1. Reference problem

1.1. Geometry

Figure 1.1-a : geometry of the cracked plate

Geometric dimensions of the cracked plate:

width	\(L=1000\mathrm{mm}\)
height	\(H=2000\mathrm{mm}\)

Initial crack length: \({a}_{0}=300\mathrm{mm}\).

The cracks are positioned in the middle of the height of the plate (\(H/2\)).

1.2. Material properties

Young’s module \(E=206000\mathrm{MPa}\)

Poisson’s Ratio \(\nu =0.33\)

1.3. Boundary conditions and loads

Figure 1.3-a : boundary conditions and loads

Boundary conditions:

Point \(A\): \(\Delta X\mathrm{=}\Delta Y\mathrm{=}0\)

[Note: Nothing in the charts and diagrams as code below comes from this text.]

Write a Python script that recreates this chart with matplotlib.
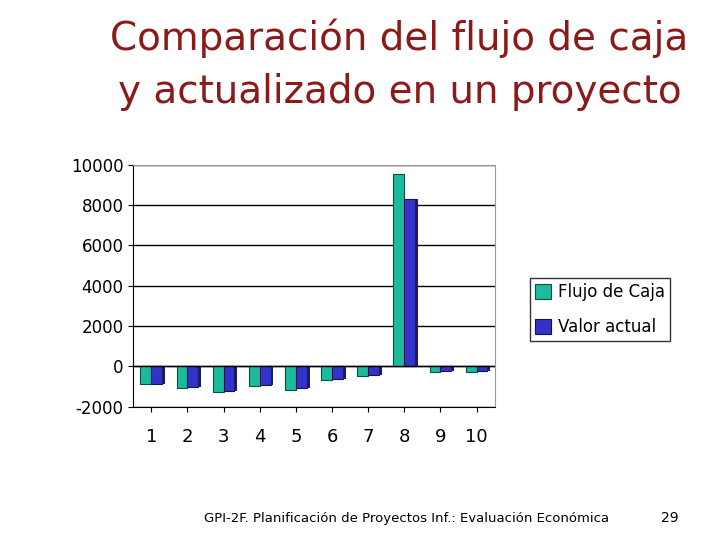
import matplotlib
matplotlib.use("Agg")
import matplotlib.pyplot as plt
import numpy as np
plt.rcParams["axes.unicode_minus"] = False

categories = ["1","2","3","4","5","6","7","8","9","10"]
flujo = [-880,-1080,-1280,-980,-1180,-680,-480,9530,-280,-280]
valor = [-880,-1030,-1220,-930,-1100,-630,-420,8300,-230,-230]

fig = plt.figure(figsize=(7.2,5.4), dpi=100)
fig.text(0.555,0.93,"Comparación del flujo de caja",ha="center",va="center",fontsize=28,color="#8B1A1A")
fig.text(0.555,0.83,"y actualizado en un proyecto",ha="center",va="center",fontsize=28,color="#8B1A1A")
fig.text(0.565,0.033,"GPI-2F. Planificación de Proyectos Inf.: Evaluación Económica",ha="center",fontsize=9.5)
fig.text(0.93,0.033,"29",ha="center",fontsize=10)

ax = fig.add_axes([0.185,0.247,0.502,0.448])
x = np.arange(len(categories))
w = 0.3
ax.set_xlim(-0.5,9.5)
ax.set_ylim(-2000,10000)
ax.set_yticks(range(-2000,10001,2000))
ax.set_xticks(x)
ax.set_xticklabels(categories,fontsize=13)
ax.tick_params(axis="x",pad=12)
ax.tick_params(axis="y",labelsize=12)
ax.yaxis.grid(True,color="black",linewidth=1)
ax.set_axisbelow(True)
for s in ["top","right"]:
    ax.spines[s].set_color("#999999")
ax.bar(x-w/2,flujo,w,color="#1ABC9C",edgecolor="#0B4F40",linewidth=0.8,label="Flujo de Caja")
ax.bar(x+w/2,valor,w,color="#3333CC",edgecolor="#12124F",linewidth=0.8,label="Valor actual")
ax.bar(x+w+0.04,valor,0.08,color="#1A1A66")
ax.axhline(0,color="black",linewidth=1)
ax.legend(loc="upper left",bbox_to_anchor=(0.724,0.5),bbox_transform=fig.transFigure,fontsize=12,frameon=True,edgecolor="black",fancybox=False,handlelength=1,handleheight=1,labelspacing=1.0,borderpad=0.3,handletextpad=0.4)
fig.savefig("out.png",dpi=100)
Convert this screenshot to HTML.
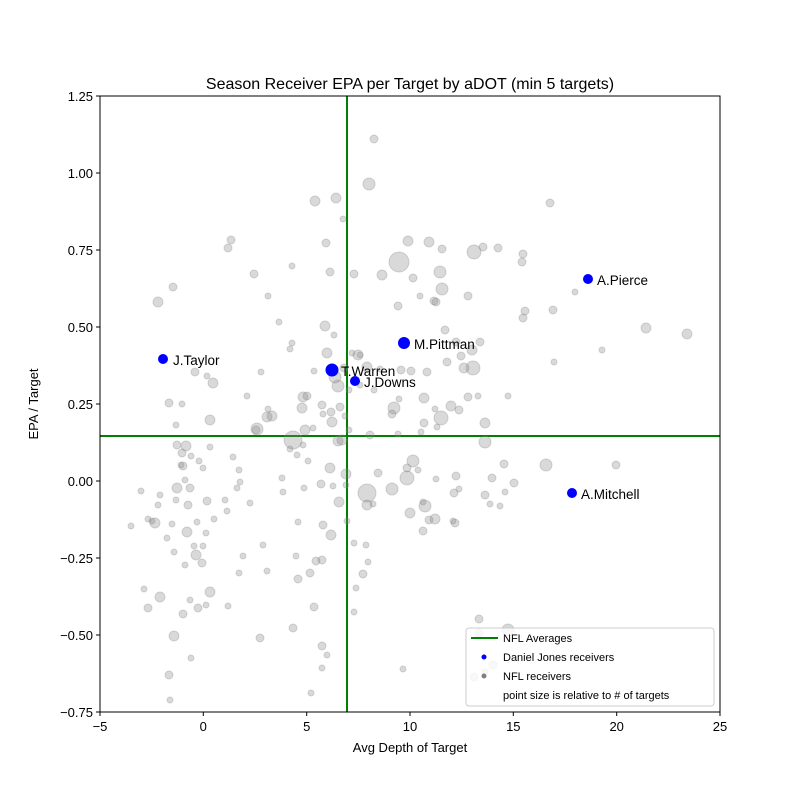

Points on the lower end of the plate: \(\Delta Y\mathrm{=}0\)

Loading:

Pressure applied to the upper end of the plate: \(P\mathrm{=}1\mathit{MPa}\)

Three propagations are calculated by imposing a maximum crack advance equal to \(30\mathit{mm}\). As a result of the symmetry of the geometry, the boundary conditions and the loading, the advances of the two cracks are always equal to the maximum advance imposed.